[begin Task data]

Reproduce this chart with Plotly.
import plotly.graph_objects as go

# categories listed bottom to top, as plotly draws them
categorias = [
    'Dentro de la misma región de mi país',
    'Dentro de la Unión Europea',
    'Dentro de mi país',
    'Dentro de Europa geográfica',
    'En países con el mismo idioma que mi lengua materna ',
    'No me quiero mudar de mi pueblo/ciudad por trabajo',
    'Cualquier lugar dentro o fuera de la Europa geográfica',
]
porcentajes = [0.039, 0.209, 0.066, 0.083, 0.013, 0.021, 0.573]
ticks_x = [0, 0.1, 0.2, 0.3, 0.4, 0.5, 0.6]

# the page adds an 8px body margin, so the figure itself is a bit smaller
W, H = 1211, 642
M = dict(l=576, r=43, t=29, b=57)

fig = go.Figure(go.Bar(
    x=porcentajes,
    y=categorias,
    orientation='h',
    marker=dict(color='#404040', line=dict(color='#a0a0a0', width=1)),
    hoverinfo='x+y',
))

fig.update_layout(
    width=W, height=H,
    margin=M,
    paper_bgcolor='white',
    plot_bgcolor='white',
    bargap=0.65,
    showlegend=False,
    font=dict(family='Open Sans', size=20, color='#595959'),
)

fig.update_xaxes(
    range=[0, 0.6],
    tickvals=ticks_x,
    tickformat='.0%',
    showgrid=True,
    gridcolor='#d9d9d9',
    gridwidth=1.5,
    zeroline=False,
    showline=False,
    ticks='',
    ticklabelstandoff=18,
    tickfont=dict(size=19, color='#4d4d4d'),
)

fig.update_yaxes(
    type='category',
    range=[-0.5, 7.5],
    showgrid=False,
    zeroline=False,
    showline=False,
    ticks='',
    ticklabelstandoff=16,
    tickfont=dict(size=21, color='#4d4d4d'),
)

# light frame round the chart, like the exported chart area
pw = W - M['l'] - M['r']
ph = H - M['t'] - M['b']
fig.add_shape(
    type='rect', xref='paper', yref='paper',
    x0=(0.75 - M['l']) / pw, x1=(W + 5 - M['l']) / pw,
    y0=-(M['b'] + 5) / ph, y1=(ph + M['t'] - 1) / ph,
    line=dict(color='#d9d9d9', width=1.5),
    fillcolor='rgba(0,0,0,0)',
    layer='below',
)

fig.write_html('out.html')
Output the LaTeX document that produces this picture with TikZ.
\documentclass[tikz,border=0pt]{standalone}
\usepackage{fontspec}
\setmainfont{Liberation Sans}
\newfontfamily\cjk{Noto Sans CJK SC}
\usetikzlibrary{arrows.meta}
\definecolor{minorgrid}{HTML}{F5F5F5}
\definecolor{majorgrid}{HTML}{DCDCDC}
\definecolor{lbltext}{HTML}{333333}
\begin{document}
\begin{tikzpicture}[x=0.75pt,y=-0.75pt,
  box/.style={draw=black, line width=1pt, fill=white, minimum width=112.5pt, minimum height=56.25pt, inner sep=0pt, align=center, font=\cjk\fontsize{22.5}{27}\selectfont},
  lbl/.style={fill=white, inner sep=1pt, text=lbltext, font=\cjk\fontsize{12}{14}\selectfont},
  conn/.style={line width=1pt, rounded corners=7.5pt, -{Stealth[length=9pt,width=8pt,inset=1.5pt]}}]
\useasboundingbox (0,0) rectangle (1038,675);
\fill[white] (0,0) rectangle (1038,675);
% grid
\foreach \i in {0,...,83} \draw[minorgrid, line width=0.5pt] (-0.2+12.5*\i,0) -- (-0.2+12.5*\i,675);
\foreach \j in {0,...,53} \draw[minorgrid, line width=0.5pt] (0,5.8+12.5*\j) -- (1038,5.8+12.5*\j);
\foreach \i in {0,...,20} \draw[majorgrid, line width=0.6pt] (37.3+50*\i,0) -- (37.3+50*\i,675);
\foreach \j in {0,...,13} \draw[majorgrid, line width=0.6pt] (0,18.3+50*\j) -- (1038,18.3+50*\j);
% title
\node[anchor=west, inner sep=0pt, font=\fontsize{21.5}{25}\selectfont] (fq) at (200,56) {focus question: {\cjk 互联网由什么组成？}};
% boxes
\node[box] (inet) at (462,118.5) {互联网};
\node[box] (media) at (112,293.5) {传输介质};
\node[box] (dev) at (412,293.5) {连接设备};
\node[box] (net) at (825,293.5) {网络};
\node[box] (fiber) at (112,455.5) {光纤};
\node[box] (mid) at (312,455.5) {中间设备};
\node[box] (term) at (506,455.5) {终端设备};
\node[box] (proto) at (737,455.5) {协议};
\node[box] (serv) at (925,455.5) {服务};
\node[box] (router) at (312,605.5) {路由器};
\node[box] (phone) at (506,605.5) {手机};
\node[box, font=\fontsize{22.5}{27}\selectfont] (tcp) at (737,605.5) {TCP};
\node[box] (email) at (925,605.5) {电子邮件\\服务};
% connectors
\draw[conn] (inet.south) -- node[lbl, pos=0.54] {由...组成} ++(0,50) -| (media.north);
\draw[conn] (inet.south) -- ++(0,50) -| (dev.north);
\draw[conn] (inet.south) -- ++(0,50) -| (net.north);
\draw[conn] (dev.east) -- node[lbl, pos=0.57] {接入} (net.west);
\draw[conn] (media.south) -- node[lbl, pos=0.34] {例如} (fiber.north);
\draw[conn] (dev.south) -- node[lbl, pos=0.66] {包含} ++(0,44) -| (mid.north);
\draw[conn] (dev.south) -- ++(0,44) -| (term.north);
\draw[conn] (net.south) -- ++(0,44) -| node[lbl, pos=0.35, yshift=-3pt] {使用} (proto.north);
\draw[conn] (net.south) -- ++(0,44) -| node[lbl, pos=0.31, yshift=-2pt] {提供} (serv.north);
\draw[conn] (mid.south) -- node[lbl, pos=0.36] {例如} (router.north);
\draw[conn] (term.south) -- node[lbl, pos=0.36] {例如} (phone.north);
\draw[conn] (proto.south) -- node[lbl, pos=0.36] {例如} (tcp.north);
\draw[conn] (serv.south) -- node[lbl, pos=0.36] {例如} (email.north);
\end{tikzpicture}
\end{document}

[end Task data]

● What the exercise asks
Extract all of the material exactly as it is written.

● Reply
Reproduce this chart with Plotly.
import plotly.graph_objects as go

# categories listed bottom to top, as plotly draws them
categorias = [
    'Dentro de la misma región de mi país',
    'Dentro de la Unión Europea',
    'Dentro de mi país',
    'Dentro de Europa geográfica',
    'En países con el mismo idioma que mi lengua materna ',
    'No me quiero mudar de mi pueblo/ciudad por trabajo',
    'Cualquier lugar dentro o fuera de la Europa geográfica',
]
porcentajes = [0.039, 0.209, 0.066, 0.083, 0.013, 0.021, 0.573]
ticks_x = [0, 0.1, 0.2, 0.3, 0.4, 0.5, 0.6]

# the page adds an 8px body margin, so the figure itself is a bit smaller
W, H = 1211, 642
M = dict(l=576, r=43, t=29, b=57)

fig = go.Figure(go.Bar(
    x=porcentajes,
    y=categorias,
    orientation='h',
    marker=dict(color='#404040', line=dict(color='#a0a0a0', width=1)),
    hoverinfo='x+y',
))

fig.update_layout(
    width=W, height=H,
    margin=M,
    paper_bgcolor='white',
    plot_bgcolor='white',
    bargap=0.65,
    showlegend=False,
    font=dict(family='Open Sans', size=20, color='#595959'),
)

fig.update_xaxes(
    range=[0, 0.6],
    tickvals=ticks_x,
    tickformat='.0%',
    showgrid=True,
    gridcolor='#d9d9d9',
    gridwidth=1.5,
    zeroline=False,
    showline=False,
    ticks='',
    ticklabelstandoff=18,
    tickfont=dict(size=19, color='#4d4d4d'),
)

fig.update_yaxes(
    type='category',
    range=[-0.5, 7.5],
    showgrid=False,
    zeroline=False,
    showline=False,
    ticks='',
    ticklabelstandoff=16,
    tickfont=dict(size=21, color='#4d4d4d'),
)

# light frame round the chart, like the exported chart area
pw = W - M['l'] - M['r']
ph = H - M['t'] - M['b']
fig.add_shape(
    type='rect', xref='paper', yref='paper',
    x0=(0.75 - M['l']) / pw, x1=(W + 5 - M['l']) / pw,
    y0=-(M['b'] + 5) / ph, y1=(ph + M['t'] - 1) / ph,
    line=dict(color='#d9d9d9', width=1.5),
    fillcolor='rgba(0,0,0,0)',
    layer='below',
)

fig.write_html('out.html')
Output the LaTeX document that produces this picture with TikZ.
\documentclass[tikz,border=0pt]{standalone}
\usepackage{fontspec}
\setmainfont{Liberation Sans}
\newfontfamily\cjk{Noto Sans CJK SC}
\usetikzlibrary{arrows.meta}
\definecolor{minorgrid}{HTML}{F5F5F5}
\definecolor{majorgrid}{HTML}{DCDCDC}
\definecolor{lbltext}{HTML}{333333}
\begin{document}
\begin{tikzpicture}[x=0.75pt,y=-0.75pt,
  box/.style={draw=black, line width=1pt, fill=white, minimum width=112.5pt, minimum height=56.25pt, inner sep=0pt, align=center, font=\cjk\fontsize{22.5}{27}\selectfont},
  lbl/.style={fill=white, inner sep=1pt, text=lbltext, font=\cjk\fontsize{12}{14}\selectfont},
  conn/.style={line width=1pt, rounded corners=7.5pt, -{Stealth[length=9pt,width=8pt,inset=1.5pt]}}]
\useasboundingbox (0,0) rectangle (1038,675);
\fill[white] (0,0) rectangle (1038,675);
% grid
\foreach \i in {0,...,83} \draw[minorgrid, line width=0.5pt] (-0.2+12.5*\i,0) -- (-0.2+12.5*\i,675);
\foreach \j in {0,...,53} \draw[minorgrid, line width=0.5pt] (0,5.8+12.5*\j) -- (1038,5.8+12.5*\j);
\foreach \i in {0,...,20} \draw[majorgrid, line width=0.6pt] (37.3+50*\i,0) -- (37.3+50*\i,675);
\foreach \j in {0,...,13} \draw[majorgrid, line width=0.6pt] (0,18.3+50*\j) -- (1038,18.3+50*\j);
% title
\node[anchor=west, inner sep=0pt, font=\fontsize{21.5}{25}\selectfont] (fq) at (200,56) {focus question: {\cjk 互联网由什么组成？}};
% boxes
\node[box] (inet) at (462,118.5) {互联网};
\node[box] (media) at (112,293.5) {传输介质};
\node[box] (dev) at (412,293.5) {连接设备};
\node[box] (net) at (825,293.5) {网络};
\node[box] (fiber) at (112,455.5) {光纤};
\node[box] (mid) at (312,455.5) {中间设备};
\node[box] (term) at (506,455.5) {终端设备};
\node[box] (proto) at (737,455.5) {协议};
\node[box] (serv) at (925,455.5) {服务};
\node[box] (router) at (312,605.5) {路由器};
\node[box] (phone) at (506,605.5) {手机};
\node[box, font=\fontsize{22.5}{27}\selectfont] (tcp) at (737,605.5) {TCP};
\node[box] (email) at (925,605.5) {电子邮件\\服务};
% connectors
\draw[conn] (inet.south) -- node[lbl, pos=0.54] {由...组成} ++(0,50) -| (media.north);
\draw[conn] (inet.south) -- ++(0,50) -| (dev.north);
\draw[conn] (inet.south) -- ++(0,50) -| (net.north);
\draw[conn] (dev.east) -- node[lbl, pos=0.57] {接入} (net.west);
\draw[conn] (media.south) -- node[lbl, pos=0.34] {例如} (fiber.north);
\draw[conn] (dev.south) -- node[lbl, pos=0.66] {包含} ++(0,44) -| (mid.north);
\draw[conn] (dev.south) -- ++(0,44) -| (term.north);
\draw[conn] (net.south) -- ++(0,44) -| node[lbl, pos=0.35, yshift=-3pt] {使用} (proto.north);
\draw[conn] (net.south) -- ++(0,44) -| node[lbl, pos=0.31, yshift=-2pt] {提供} (serv.north);
\draw[conn] (mid.south) -- node[lbl, pos=0.36] {例如} (router.north);
\draw[conn] (term.south) -- node[lbl, pos=0.36] {例如} (phone.north);
\draw[conn] (proto.south) -- node[lbl, pos=0.36] {例如} (tcp.north);
\draw[conn] (serv.south) -- node[lbl, pos=0.36] {例如} (email.north);
\end{tikzpicture}
\end{document}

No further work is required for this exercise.